Health Care and Eli Lilly and Co. and Health Care Businesses and Health Care & Life Sciences and Health Care & Insurance and Pharmaceutical

Drugmakers, pharmacists at odds

November 28, 2011

Eli Lilly and Co. and its peers are increasingly clashing with pharmacies in an effort to keep patients buying their brand-name drugs.

Indianapolis-based Lilly recently rejected CVS Caremark’s demands for big price discounts on its insulins, Humalog and Humulin, according to The Wall Street Journal. In response, CVS kicked Lilly’s insulins off the list of medicines it recommends to the employers and health plans for which CVS acts as a pharmacy benefits manager.

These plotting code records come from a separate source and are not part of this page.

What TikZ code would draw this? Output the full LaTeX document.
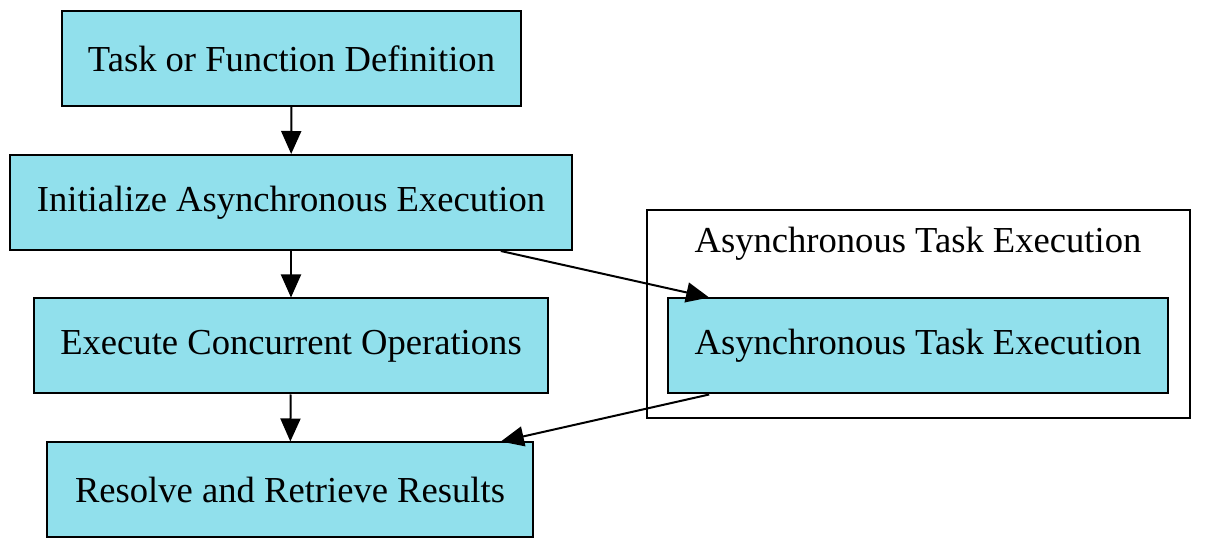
\documentclass[tikz,border=0pt]{standalone}
\usepackage{fontspec}
\setmainfont{Liberation Serif}
\usetikzlibrary{arrows.meta,calc}
\definecolor{boxfill}{RGB}{145,224,236}
\tikzset{
  px/.style={x=0.5pt,y=-0.5pt},
  box/.style={draw=black,line width=1pt,fill=boxfill,inner sep=0pt,
    font=\fontsize{18.3}{22}\selectfont,minimum height=47.5pt},
  cluster/.style={draw=black,line width=1pt},
  conn/.style={line width=1pt,-{Triangle[length=11.5pt,width=10pt]}}
}
\begin{document}
\begin{tikzpicture}[px]
\useasboundingbox (0,0) rectangle (1222,550);
\draw[cluster] (647,210) rectangle (1190,418);
\node[font=\fontsize{18.3}{22}\selectfont] (cl) at (918,244) {Asynchronous Task Execution};
\node[box,minimum width=229.5pt] (b1) at (291.5,58.5) {Task or Function Definition};
\node[box,minimum width=281pt] (b2) at (291,202.5) {Initialize Asynchronous Execution};
\node[box,minimum width=257pt] (b3) at (291,346) {Execute Concurrent Operations};
\node[box,minimum width=243pt] (b4) at (290,490) {Resolve and Retrieve Results};
\node[box,minimum width=250pt] (b5) at (918,346) {Asynchronous Task Execution};
\draw[conn] (b1) -- (b2);
\draw[conn] (b2) -- (b3);
\draw[conn] (b3) -- (b4);
\draw[conn] ($(b2.south west)!0.872!(b2.south east)$) -- ($(b5.north west)!0.084!(b5.north east)$);
\draw[conn] ($(b5.south west)!0.084!(b5.south east)$) -- ($(b4.north west)!0.932!(b4.north east)$);
\end{tikzpicture}
\end{document}
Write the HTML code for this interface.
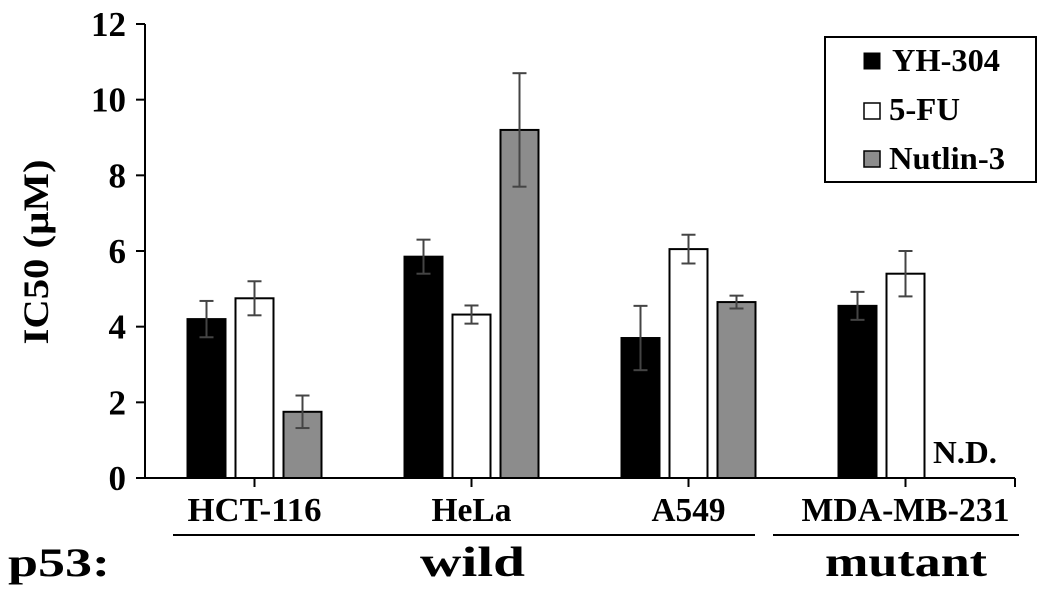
<!DOCTYPE html>
<html><head><meta charset="utf-8"><style>
body{margin:0;background:#fff}
svg text{font-family:"Liberation Serif",serif;font-weight:bold;fill:#000}
</style></head><body>
<svg id="chart" width="1063" height="588" xmlns="http://www.w3.org/2000/svg">
<g id="axes"></g>
<g id="bars"></g>
<text transform="translate(48,252) rotate(-90)" text-anchor="middle" font-size="36" textLength="185" lengthAdjust="spacingAndGlyphs">IC50 (µM)</text>
<text x="933" y="463" font-size="32" textLength="64" lengthAdjust="spacingAndGlyphs">N.D.</text>
<line x1="173" y1="535" x2="755" y2="535" stroke="#000" stroke-width="2"/>
<line x1="773" y1="535" x2="1019" y2="535" stroke="#000" stroke-width="2"/>
<text x="8" y="576" font-size="40" textLength="102" lengthAdjust="spacingAndGlyphs">p53:</text>
<text x="420" y="576" font-size="42" textLength="105" lengthAdjust="spacingAndGlyphs">wild</text>
<text x="825" y="576" font-size="42" textLength="162" lengthAdjust="spacingAndGlyphs">mutant</text>
<g>
<rect x="825" y="37" width="211" height="145" fill="#fff" stroke="#000" stroke-width="2"/>
<rect x="864" y="53" width="16" height="16" fill="#000" stroke="#000"/>
<text x="892" y="71" font-size="32" textLength="108" lengthAdjust="spacingAndGlyphs">YH-304</text>
<rect x="864" y="103" width="16" height="16" fill="#fff" stroke="#000" stroke-width="1.5"/>
<text x="889" y="120" font-size="32" textLength="71" lengthAdjust="spacingAndGlyphs">5-FU</text>
<rect x="864" y="151" width="16" height="16" fill="#8c8c8c" stroke="#000" stroke-width="1.5"/>
<text x="889" y="169" font-size="32" textLength="116" lengthAdjust="spacingAndGlyphs">Nutlin-3</text>
</g>
</svg>
<script>
const categories = ["HCT-116","HeLa","A549","MDA-MB-231"];
const seriesNames = ["YH-304","5-FU","Nutlin-3"];
const yh304 = [4.2, 5.85, 3.7, 4.55];
const yh304Err = [0.48, 0.45, 0.85, 0.37];
const fu5 = [4.75, 4.32, 6.05, 5.4];
const fu5Err = [0.45, 0.24, 0.38, 0.6];
const nutlin = [1.75, 9.2, 4.65, null];
const nutlinErr = [0.43, 1.5, 0.17, null];
const yTicks = [0,2,4,6,8,10,12];
const catLabelWidths = [134, 80, 74, 208];

const NS="http://www.w3.org/2000/svg";
const y0=478, yTop=24, yMax=12;
function yScale(v){return y0-(v/yMax)*(y0-yTop);}
const xStart=146, groupW=217;
function xCenter(i){return xStart+groupW*(i+0.5);}
function mk(tag,attrs,parent){const e=document.createElementNS(NS,tag);for(const k in attrs)e.setAttribute(k,attrs[k]);parent.appendChild(e);return e;}
const axes=document.getElementById('axes');
const bars=document.getElementById('bars');

let ax=mk('line',{x1:145,y1:yScale(12),x2:145,y2:y0,stroke:'#000','stroke-width':2},axes);


let xa=mk('line',{x1:145,y1:y0,x2:1015,y2:y0,stroke:'#000','stroke-width':2},axes);


yTicks.forEach(t=>{
  const y=yScale(t);
  const l=mk('line',{x1:136,y1:y,x2:145,y2:y,stroke:'#000','stroke-width':2},axes);
  
  
  const tx=mk('text',{x:126,y:y+12,'text-anchor':'end','font-size':35},axes);
  tx.textContent=t;
  
  
});
categories.forEach((c,i)=>{
  const x=xCenter(i);
  const l=mk('line',{x1:x,y1:y0,x2:x,y2:y0+9,stroke:'#000','stroke-width':2},axes);
  
  
  const tx=mk('text',{x:x,y:521,'text-anchor':'middle','font-size':34,textLength:catLabelWidths[i],lengthAdjust:'spacingAndGlyphs'},axes);
  tx.textContent=c;
  
  
});
const endT=mk('line',{x1:1015,y1:y0,x2:1015,y2:y0+9,stroke:'#000','stroke-width':2},axes);



const series=[[yh304,yh304Err,'#000'],[fu5,fu5Err,'#fff'],[nutlin,nutlinErr,'#8c8c8c']];
const barW=38, offs=[-48,0,48];
series.forEach((s,si)=>{
  s[0].forEach((v,i)=>{
    if(v==null)return;
    const cx=xCenter(i)+offs[si];
    const r=mk('rect',{x:cx-barW/2,y:yScale(v),width:barW,height:y0-yScale(v),fill:s[2],stroke:'#000','stroke-width':2},bars);
    
    
    const e=s[1][i], yt=yScale(v+e), yb=yScale(v-e);
    const g=mk('g',{stroke:'#444','stroke-width':2},bars);
    
    
    mk('line',{x1:cx,y1:yt,x2:cx,y2:yb},g);
    mk('line',{x1:cx-7,y1:yt,x2:cx+7,y2:yt},g);
    mk('line',{x1:cx-7,y1:yb,x2:cx+7,y2:yb},g);
  });
});
</script>
</body></html>
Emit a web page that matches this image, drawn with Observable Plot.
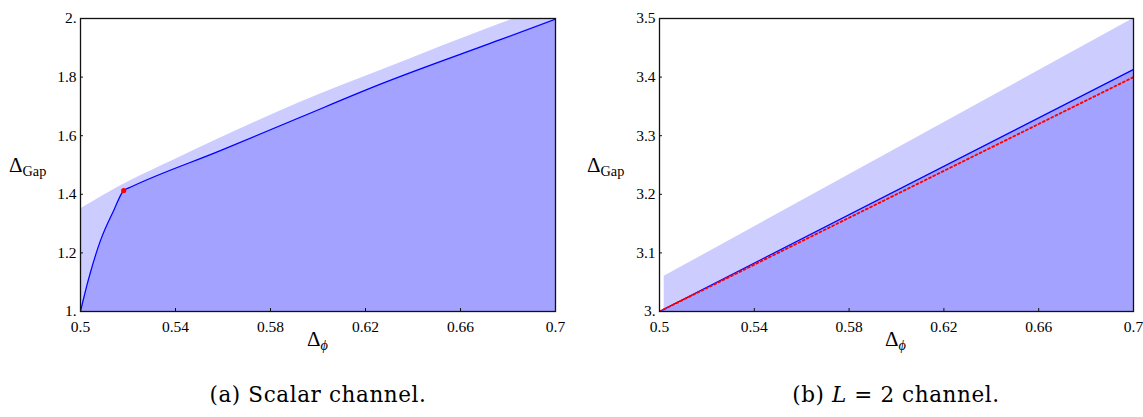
<!DOCTYPE html>
<html><head><meta charset="utf-8">
<script src="https://cdn.jsdelivr.net/npm/d3@7"></script>
<script src="https://cdn.jsdelivr.net/npm/@observablehq/plot@0.6"></script>
<style>
body{margin:0;background:#fff;}
#wrap{position:relative;width:1143px;height:417px;overflow:hidden;}
.panel{position:absolute;top:0;}
.lab{position:absolute;font-family:"Liberation Serif","Times New Roman",serif;color:#000;white-space:nowrap;line-height:1;}
.lab sub{font-size:0.68em;vertical-align:-0.3em;}
.cap{position:absolute;font-family:"DejaVu Serif",serif;font-size:21.5px;letter-spacing:0.6px;color:#000;white-space:nowrap;text-align:center;width:400px;line-height:1;font-weight:300;}
</style></head><body><div id="wrap"></div>
<script>
// ticks
const xTicks = [0.5, 0.54, 0.58, 0.62, 0.66, 0.7];
const xTickLabels = ["0.5", "0.54", "0.58", "0.62", "0.66", "0.7"];
const yTicksA = [1, 1.2, 1.4, 1.6, 1.8, 2];
const yTickLabelsA = ["1.", "1.2", "1.4", "1.6", "1.8", "2."];
const yTicksB = [3, 3.1, 3.2, 3.3, 3.4, 3.5];
const yTickLabelsB = ["3.", "3.1", "3.2", "3.3", "3.4", "3.5"];

// panel (a): scalar channel
const aBoundX = [0.5, 0.51, 0.52, 0.54, 0.5589, 0.5926, 0.6263, 0.6768, 0.7];
const aBoundY = [1.35, 1.398, 1.442, 1.52, 1.592, 1.714, 1.8225, 1.982, 2.052];
const aLineX = [0.5, 0.5011, 0.5025, 0.5042, 0.5084, 0.514, 0.5182, 0.521, 0.5589, 0.5926, 0.6263, 0.6768, 0.7];
const aLineY = [1.0, 1.0375, 1.083, 1.134, 1.242, 1.345, 1.413, 1.424, 1.549, 1.663, 1.776, 1.928, 1.998];
const aDotX = [0.5182];
const aDotY = [1.413];

// panel (b): L = 2 channel
const bBoundX = [0.502, 0.7];
const bBoundY = [3.06, 3.5];
const bLineX = [0.5, 0.7];
const bLineY = [3.0, 3.413];
const bUnitX = [0.5, 0.7];
const bUnitY = [3.0, 3.4];

const zip = (xs, ys) => xs.map((x, i) => ({x, y: ys[i]}));
const FONT = '"Liberation Serif", "Times New Roman", serif';

function panel({bound, line, yDomain, yTicks, yLabels, width, marginLeft, marginRight, extra}) {
  const xmap = new Map(xTicks.map((t, i) => [t, xTickLabels[i]]));
  const ymap = new Map(yTicks.map((t, i) => [t, yLabels[i]]));
  return Plot.plot({
    width, height: 356,
    marginLeft, marginRight, marginTop: 18, marginBottom: 45,
    style: {fontFamily: FONT, fontSize: "15.5px", color: "#000", background: "#fff"},
    x: {domain: [0.5, 0.7], label: null},
    y: {domain: yDomain, label: null},
    marks: [
      Plot.areaY(bound, {x: "x", y1: yDomain[0], y2: "y", fill: "#ccccff", curve: "monotone-x", clip: true}),
      Plot.areaY(line, {x: "x", y1: yDomain[0], y2: "y", fill: "#a3a3ff", curve: "monotone-x", clip: true}),
      Plot.line(line, {x: "x", y: "y", stroke: "#0000ff", strokeWidth: 1.2, curve: "monotone-x", clip: true}),
      ...extra,
      Plot.frame({stroke: "#111", strokeWidth: 1.3}),
      Plot.axisX({ticks: xTicks, tickFormat: d => xmap.get(d), tickSize: -3, tickPadding: 12, stroke: "#111", fontFamily: FONT}),
      Plot.axisY({ticks: yTicks, tickFormat: d => ymap.get(d), tickSize: -3, tickPadding: 7, stroke: "#111", fontFamily: FONT})
    ]
  });
}

const wrap = document.getElementById("wrap");

const pa = panel({
  bound: zip(aBoundX, aBoundY), line: zip(aLineX, aLineY),
  yDomain: [1, 2], yTicks: yTicksA, yLabels: yTickLabelsA,
  width: 571, marginLeft: 80, marginRight: 16,
  extra: [Plot.dot(zip(aDotX, aDotY), {x: "x", y: "y", r: 2.6, fill: "#ff0000", stroke: "none"})]
});
pa.classList.add("panel"); pa.style.left = "0px";
wrap.appendChild(pa);

const pb = panel({
  bound: zip(bBoundX, bBoundY), line: zip(bLineX, bLineY),
  yDomain: [3, 3.5], yTicks: yTicksB, yLabels: yTickLabelsB,
  width: 572, marginLeft: 88, marginRight: 10,
  extra: [Plot.line(zip(bUnitX, bUnitY), {x: "x", y: "y", stroke: "#ff0000", strokeWidth: 1.9, strokeDasharray: "1.9,2.8", clip: true})]
});
pb.classList.add("panel"); pb.style.left = "571px";
wrap.appendChild(pb);

function addHTML(html, cls, style) {
  const d = document.createElement("div");
  d.className = cls; d.innerHTML = html;
  Object.assign(d.style, style);
  wrap.appendChild(d);
}
addHTML("Δ<sub>Gap</sub>", "lab", {left: "9px", top: "155px", fontSize: "21px"});
addHTML("Δ<sub>Gap</sub>", "lab", {left: "587px", top: "155px", fontSize: "21px"});
addHTML("Δ<sub><i>ϕ</i></sub>", "lab", {left: "307px", top: "329px", fontSize: "21px"});
addHTML("Δ<sub><i>ϕ</i></sub>", "lab", {left: "885px", top: "329px", fontSize: "21px"});
addHTML("(a) Scalar channel.", "cap", {left: "118px", top: "384px"});
addHTML("(b) <i>L</i> = 2 channel.", "cap", {left: "696px", top: "384px"});
</script>
</body></html>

Being off the list could prompt CVS’s clients not to cover Lilly’s insulins, because they would get a smaller rebate on the drugs, the Journal reported. CVS said customers could get insulins made by Novo Nordisk A/S for less money.

"In light of the aggressive pricing required to win this business—and the fact that only a small percentage of Lilly's insulin franchise would be impacted by this change—we ultimately decided it did not make good business sense for Lilly to be included," Lilly officials said in a statement.

Last year, Lilly underbid Denmark-based Novo Nordisk to win an exclusive contract to provide the insulins sold by Wal-Mart Stores Inc. under its ReliOn brand name.

In another battle that could set a precedent for the industry, New York-based Pfizer Inc. has tapped an outside firm to set up a mail-order pharmacy so it can sell the cholesterol drug Lipitor directly to consumers.

Even thought Lipitor loses patent protection in the United States on Wednesday, Pfizer will offer the drug at a price that has a similar co-pay to its new generic competitor, atorvastatin. Some pharmacy benefit mangers, such as New Jersey-based Medco Health Solutions, have agreed to lower Lipitor co-payments to the price of a generic and reject claims for atorvastatin.

"Previously, Big Pharma has tended to walk away" from top-selling drugs once they lose patent protection, Pfizer CEO Ian Read told the Journal. "Now, we have a flat-out different culture."

If Pfizer’s plan retains even a fraction of Lipitor’s $13 billion per year in worldwide sales, it may prompt other companies facing giant patent expirations—which would include Lilly—to follow suit.